仙台二高ではモットーである「文武一道」を実践し、現役で東大文科2類に合格。1年秋、慶大とのフレッシュトーナメントで「一番・中堅」で5打数4安打。チームは7回
コールド(16対6)で勝利し、神宮球場で戦える手応えをつかんだ。定位置を獲得した2年春にチームトップの打率.270で、リーグ戦初本塁打も放ち、同秋の飛躍へとつなげた。
「メンタル的に病みました……」
順風満帆だったが、今年2月下旬、鹿児島キャンプでアクシデントが起きた。守備練習中に、左中間の飛球を捕球しようとした際に、味方と交錯しかけ、避けようとした際に不規則な体勢になった。「バキッと音がしました」。MRI検査の結果、右膝前十字じん帯を断裂。手術をする選択肢もあったが、全治10カ月で、春、秋の2シーズンを棒に振ることになる。PRP療法で早期復帰を目指した。
酒井はケガをした当初の状況を振り返る。
「メンタル的に病みました……。(一誠寮の)部屋からも出られない。一番、厳しかったのは、3年間、お世話になった4年生の力になれないということ。先輩、同期、後輩にも一切、会いたくない。引きこもりでした。風呂にも皆が寝静まった朝3時頃に入っていました。ある夜、トイレに行った際に主将・藤田(藤田峻也、4年・岡山大安寺高)さんとたまたま顔を合わせたんです。その場では何も言えず……。涙が止まりませんでした」
松葉づえでの生活が1カ月以上続き、4月になって、ようやく自力歩行が可能になった。
「ずっとギプスで固定していたからか、足が伸びないんです。太ももの筋肉を強化するトレーニングの日々。顔は真っ白。体重は7〜8キロは減少しました。リハビリは正直、孤独できついです。そこでアナリストの内田倖太郎(3年・
広島学院高)に、学生コーチの酒井太幹(3年・筑波大駒場高)が各メニュータイムキーパーなどで付き合ってくれて、励みになりました。自分のために時間を割いてくれて……。感謝してもしきれないです」
チームメートは、神宮で東京六大学春季リーグ戦を戦っていた。スタンドで応援するのは複雑な心境だった。野球部OB、関係者に会えば、激励のメッセージ……。ありがたい言葉ばかりだったが、プレーできないもどかしさが上回った。気が乗らないこともあった。そこで、東大野球部の先輩からこう言われた。

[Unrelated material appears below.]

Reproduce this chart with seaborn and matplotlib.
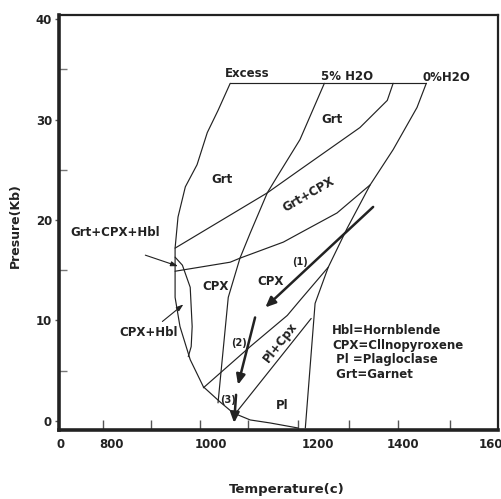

「苦しい気持ちは痛いほど分かるが、周りは皆、酒井の姿を皆が見ているぞ!!」
以降、以前に増して全力で応援した。チームメートの活躍を自分のことのように喜んだ。昨秋の酒井の活躍に刺激を受けた同級生の大原海輝(3年・県浦和高)が、外野手部門で初のベストナインを受賞した。
一時は就職活動にも着手
しかし、再び試練が訪れる。6月にハードワークが原因の横紋筋融解症で、約1週間の入院生活を送った。血液検査で異常な数値が出て、点滴治療などを繰り返した。苦難を乗り越え、退院後は地道にリハビリを重ね、7月末にはオープン戦に出場するまでに回復した。
一時は、就職活動に着手したという。
「プロは無理かな? と……。自分は社会についてあまりにも知らなすぎました。就活を通じて、OB、先輩と接する機会に恵まれ、視野が広がりました。勉強の時間を過ごしたんですが、むしろ、プロに行きたい思いが強くなったんです。『人と同じは嫌だ』という気質がある。右投げ左打ちの外野手となると、圧倒的な打撃、足を見せないといけない。自分の成績よりも、チームの力になりたい」
東大は1998年春から53季連続最下位。酒井は東大野球部を変革したいという思いがある。
「東大は負け犬、負けグセ、一番弱い、と言われる。負けが当たり前になっている。コンフォートゾーン、そこに収束しているんです。今までと同じことをしていたら変わらない。各個人が心地良い環境で野球をやっていたら6位。もっとギラギラしても良いと思います。これまでは学年が変わるたびに、チームカラーも変わっていた。チームとしての仕組みを確立する必要性を感じています。昨年の主将・梅林さん(浩大)はその部分を痛切に訴え、実際に動きました。今年の主将・藤田さんもその思いを継ぎ、来年は自分たちの代になりますが、東大が勝てる文化を植え付けたい。東大野球部での時間を大切にして、後輩たちに何かを残していきたいと考えています」
故障はつらく、本当に長かった。その分、考える時間が増えた酒井は、人として大きく成長した。心が充実し、完全復活を目指す今秋は、野球への熱き思いが、プレーにも出るはず。東大の安打製造機・酒井の一挙手一投足から目が離せない。